There is no website or blog that would describe what to do and how to do it. The advice that I have been so selflessly dispensing for free on my silly blog here, along with inspirational Youtube videos for quite a few years now, is in any case now dated and possibly not very relevant anymore given the constantly changing landscape in the translation business.

Scio nihil me scire (I know that I know nothing). A strategy that worked for me 30 years ago may no longer be applicable to present time.

But since the rates that good direct clients (and they are out there if we can find them!) will pay are multiples of what the industry is generally able and willing to pay, a minimum number of good direct clients is all that a minimalist business owner such as myself needs to live and work, while keeping some money in the bank for a rainy day, and also to have some time for other things than just constant work and hustle to find more work.

Once a few such good direct clients have been found and won over, only a minimal effort is usually needed to keep the business of a minimalist business owner running more or less smoothly most of the time.

The alternative is to give up trying to establish long-lasting relationships with direct customers and join the ranks of thousands of disposable translators working very hard for less and less money for higher profits and greater glory of the “translation industry.”

And the inescapable fact is that every translator who depends on the middlemen, (or “intermediaries” as one of my blog’s readers likes to call them), becomes disposable as soon as another translator offers to do the same work for less money.


Responses

  1. “generated by acronyms”
    Did you want to say ‘algorithms’?

    Like

  2. Yes, I did.

    Thank you.

    Like

  3. Ever the eternal, entertaining pessimist, Steve! The internet which has made the auctioning of our skills so easy is also the main route to finding new direct clients. Like you, we only work with a few agencies who treat us as valued colleagues, and we gain and nurture relationships with direct clients all the time. Recently we have also focussed on working more closely with other technical translators in languages other than French so that we can exchange direct client contacts for our mutual benefit.Keep smiling!

    Liked by 1 person

  4. Sentences and expressions I loved here above:

    “Minimalism is also one of a few avenues available to peacefully but effectively protest”

    “One big reason why minimalism is now so popular is probably the fact that the only legal way for those of us who are not real estate moguls to pay as little in taxes as possible is to make as little money as possible while managing to figure out how to live off a smaller income.”

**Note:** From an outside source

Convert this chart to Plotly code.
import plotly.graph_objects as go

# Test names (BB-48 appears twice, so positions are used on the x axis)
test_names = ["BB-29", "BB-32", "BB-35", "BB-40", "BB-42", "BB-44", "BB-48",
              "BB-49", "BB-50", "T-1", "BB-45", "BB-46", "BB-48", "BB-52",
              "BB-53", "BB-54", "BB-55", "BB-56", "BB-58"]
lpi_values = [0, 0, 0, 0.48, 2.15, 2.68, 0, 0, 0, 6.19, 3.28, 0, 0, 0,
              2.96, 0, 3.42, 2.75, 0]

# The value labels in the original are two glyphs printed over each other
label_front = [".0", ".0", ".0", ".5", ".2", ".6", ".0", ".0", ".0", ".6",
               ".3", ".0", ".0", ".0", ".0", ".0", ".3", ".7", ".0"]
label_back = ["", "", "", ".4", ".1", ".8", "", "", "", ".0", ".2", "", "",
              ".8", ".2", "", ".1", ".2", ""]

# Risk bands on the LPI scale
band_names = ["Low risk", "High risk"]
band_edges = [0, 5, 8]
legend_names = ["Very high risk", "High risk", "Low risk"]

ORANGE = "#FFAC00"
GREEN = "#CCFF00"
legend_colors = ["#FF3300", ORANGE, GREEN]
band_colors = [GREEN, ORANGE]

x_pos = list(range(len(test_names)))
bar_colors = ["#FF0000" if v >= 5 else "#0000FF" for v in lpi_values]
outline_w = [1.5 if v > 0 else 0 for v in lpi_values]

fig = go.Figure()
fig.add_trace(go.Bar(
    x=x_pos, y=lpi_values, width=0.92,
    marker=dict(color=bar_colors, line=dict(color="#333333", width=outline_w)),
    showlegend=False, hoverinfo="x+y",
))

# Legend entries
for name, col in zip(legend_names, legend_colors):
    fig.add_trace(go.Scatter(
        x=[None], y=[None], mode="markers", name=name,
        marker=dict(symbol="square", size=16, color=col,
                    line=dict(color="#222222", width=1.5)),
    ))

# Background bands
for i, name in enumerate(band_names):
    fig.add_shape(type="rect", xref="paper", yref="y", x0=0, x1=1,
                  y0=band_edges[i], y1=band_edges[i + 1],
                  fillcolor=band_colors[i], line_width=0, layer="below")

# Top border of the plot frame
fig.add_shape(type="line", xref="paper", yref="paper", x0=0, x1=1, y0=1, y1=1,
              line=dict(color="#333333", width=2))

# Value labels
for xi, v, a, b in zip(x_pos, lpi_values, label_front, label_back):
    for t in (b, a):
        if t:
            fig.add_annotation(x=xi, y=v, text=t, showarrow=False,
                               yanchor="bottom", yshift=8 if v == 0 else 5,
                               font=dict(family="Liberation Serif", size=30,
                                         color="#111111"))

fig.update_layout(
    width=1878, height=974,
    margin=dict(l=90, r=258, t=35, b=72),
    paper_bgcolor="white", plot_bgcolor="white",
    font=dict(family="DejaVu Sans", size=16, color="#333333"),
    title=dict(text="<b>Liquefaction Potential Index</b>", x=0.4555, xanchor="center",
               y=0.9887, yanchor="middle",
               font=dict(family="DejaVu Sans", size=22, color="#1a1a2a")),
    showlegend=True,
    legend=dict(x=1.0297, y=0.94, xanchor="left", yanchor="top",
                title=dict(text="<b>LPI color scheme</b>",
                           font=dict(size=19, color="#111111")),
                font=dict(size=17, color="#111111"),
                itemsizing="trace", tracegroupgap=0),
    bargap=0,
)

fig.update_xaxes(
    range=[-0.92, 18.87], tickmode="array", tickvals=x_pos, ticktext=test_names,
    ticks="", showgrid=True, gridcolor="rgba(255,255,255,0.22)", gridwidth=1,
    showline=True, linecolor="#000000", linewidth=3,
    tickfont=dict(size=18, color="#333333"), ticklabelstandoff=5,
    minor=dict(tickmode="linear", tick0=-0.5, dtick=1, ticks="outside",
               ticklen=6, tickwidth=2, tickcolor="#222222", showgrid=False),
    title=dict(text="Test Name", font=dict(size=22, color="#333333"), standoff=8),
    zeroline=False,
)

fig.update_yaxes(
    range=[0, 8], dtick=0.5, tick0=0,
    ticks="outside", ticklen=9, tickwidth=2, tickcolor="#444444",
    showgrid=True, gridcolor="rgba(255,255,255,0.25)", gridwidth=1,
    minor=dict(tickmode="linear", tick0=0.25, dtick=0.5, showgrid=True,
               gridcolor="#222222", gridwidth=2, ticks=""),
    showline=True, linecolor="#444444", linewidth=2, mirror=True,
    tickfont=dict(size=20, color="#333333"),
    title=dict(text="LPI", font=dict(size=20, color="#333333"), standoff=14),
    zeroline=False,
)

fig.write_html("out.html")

    “I had already fired all translation agencies that I used to work for over the last few years and I now regularly work only for very few agencies”

    “the bloodbath in the “translation industry” over the last two decades”: yep…

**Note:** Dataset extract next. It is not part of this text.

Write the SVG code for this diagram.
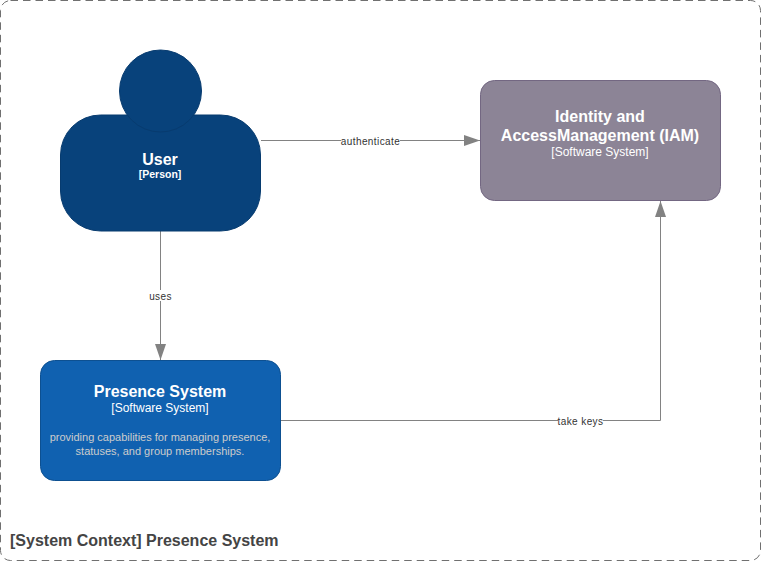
<svg xmlns="http://www.w3.org/2000/svg" width="762" height="562" viewBox="0 0 762 562">
<style>
text{font-family:"Liberation Sans",Arial,sans-serif;text-anchor:middle}
.t{font-size:16px;font-weight:bold;fill:#fff}
.s{font-size:12px;fill:#fff}
.d{font-size:11px;fill:#cccccc}
.l{font-size:10px;fill:#333333;letter-spacing:0.4px}
.c{fill:none;stroke:#828282;stroke-width:1}
.lb{fill:#fff}
</style>
<defs>
<marker id="a" markerUnits="userSpaceOnUse" markerWidth="17" markerHeight="13" refX="16" refY="6" orient="auto"><path d="M0 0.500L16 6L0 11.500Z" fill="#828282"/></marker>
</defs>
<rect id="boundary" x="0.5" y="0.5" width="760" height="560" rx="10" ry="10" fill="#fff" stroke="#707070" stroke-width="1" stroke-dasharray="7.5 5"/>
<g id="connectors">
<path class="c" d="M261 140.500H480" marker-end="url(#a)"/>
<rect class="lb" x="341" y="135" width="59" height="11"/>
<text class="l" x="370.500" y="144.500">authenticate</text>
<path class="c" d="M160.500 231V360" marker-end="url(#a)"/>
<rect class="lb" x="149" y="290" width="23" height="11"/>
<text class="l" x="160.500" y="299.500">uses</text>
<path class="c" d="M281 420.500H660.500V201" marker-end="url(#a)"/>
<rect class="lb" x="558" y="415" width="45" height="11"/>
<text class="l" x="580.500" y="424.500">take keys</text>
</g>
<g id="user">
<rect x="60.500" y="115" width="200" height="116" rx="40" ry="40" fill="#08427b" stroke="#073b6f"/>
<circle cx="160.500" cy="91" r="41" fill="#08427b" stroke="#073b6f"/>
<text class="t" x="160" y="165">User</text>
<text class="s" x="160" y="178" style="font-size:10.500px;font-weight:bold">[Person]</text>
</g>
<g id="presence-system">
<rect x="40.500" y="360.500" width="240" height="120" rx="14" ry="14" fill="#1061b0" stroke="#0d5091"/>
<text class="t" x="160" y="397">Presence System</text>
<text class="s" x="160" y="412">[Software System]</text>
<text class="d" x="160" y="441">providing capabilities for managing presence,</text>
<text class="d" x="160" y="455">statuses, and group memberships.</text>
</g>
<g id="iam">
<rect x="480.500" y="80.500" width="240" height="120" rx="14" ry="14" fill="#8c8496" stroke="#736782"/>
<text class="t" x="600" y="122">Identity and</text>
<text class="t" x="600" y="141">AccessManagement (IAM)</text>
<text class="s" x="600" y="156">[Software System]</text>
</g>
<text id="boundary-label" x="10" y="546" style="font-size:16px;font-weight:bold;fill:#444444;text-anchor:start">[System Context] Presence System</text>
</svg>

    “what the ‘translation industry’ is doing by aggressively competing on prices and volumes while all but ignoring quality is crazy”: yep!

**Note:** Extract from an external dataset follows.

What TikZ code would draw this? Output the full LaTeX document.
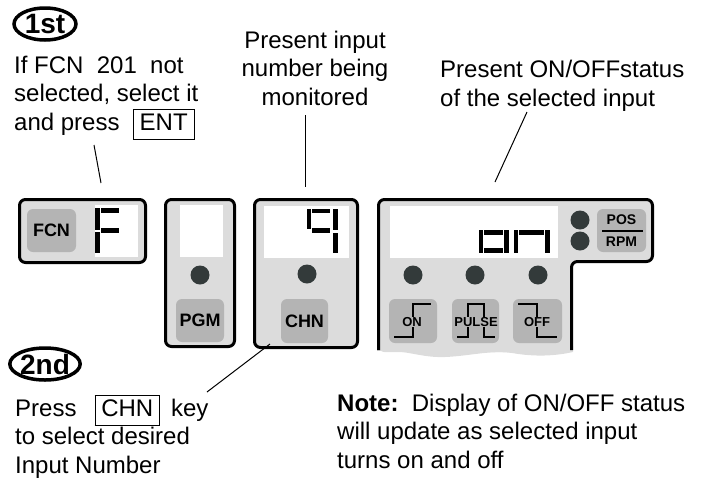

    “by constantly devaluing its own product”: yes, completely CRAZY! That’s the word!…

    Indeed, the role of an agency is to explain the difficulty of the job to clueless customers and defend quality, thus defend reasonable prices and deadlines.

    But nowadays agencies do exactly the opposite.

    Which is NOT in customers’ interest.

    As to agencies, I believe they are doomed to disappear, in the Internet age, in which most translators have a website and online profiles – which are exactly the same sources in which mostly useless – if not destructive – intermediaries fish their own preys, so…

    And if they “test” their preys, it’s only because, as any intermediary, they mostly see their role as increasing their margins at all costs and thus venture into muddy waters in which they fish amateurs – which they have to test…

    So nowadays agencies have a destructive role and must disappear – unless customers are crazy themselves.

    The worrying thing about customers is that they tend to entrust mere secretaries and lower personnel with the hard task of finding external translators.

    As a university-trained person, I have always found it insulting (and inefficient) to be supervised by profound idiots – but maybe their university-trained bosses are not that intelligent after all (university is too cheap in Europe: any asshole ends up graduating, it seems…).

    Of course, the said assholes were misinformed by other assholes: agencies.

    So the best way to flee the translation hell is to… minimize one’s lifestyle, as you said! 🙂

    Liked by 1 person

  5. Thank you for your kind words!

    “As to agencies, I believe they are doomed to disappear, in the Internet age, in which most translators have a website and online profiles – which are exactly the same sources in which mostly useless – if not destructive – intermediaries fish their own preys, so…”

    I think the el cheapo kind of translation agency will probably survive. After all, we have been living in the internet age already for about three decades. These agencies will unfortunately survive and continue to fight it out among themselves in the bloodbath of the red ocean (https://patenttranslator.wordpress.com/2015/10/22/the-blue-ocean-the-red-ocean-and-the-yellow-ocean/), but only because they have learned how to cooperate with amateur translators who have no idea and are to lazy and unimaginative to create a website or at least a profile easily accessible to direct customers.

    And there are many such “translators” who on the cheap generate unbelievable crap that this kind of agencies will continue to sell their clients.

    But that is also an opportunity for the rest of us to do specialized translations and only work for direct clients and agencies that also specialize, treat us well and pay us accordingly.

    Like

  6. I really like your selection of videos. I particularly like the things Hans Zimmer has done. More, please!

    Like

  7. Thank you so much, EP.

    I have been attacked by a couple of angry readers recently for daring to share videos and music that I like with the people who read my block. There is no place for Youtube videos on blogs, they said.

    These trollish individuals called the videos “clickbait”. ???? But it’s OK. I am not some fragile, delicate flower, whatever floats their boat and makes them happy. They can probably use some joy in their lives.

    Some people for some reason hate the idea of music videos on a blog, some just don’t click on them, and some like them because they have a discriminating taste in music, just like you and me.

    Personally, I really enjoy the fact that I can share videos and music that I like with thousands of people from all over the world every month.

    I consider it a major privilege.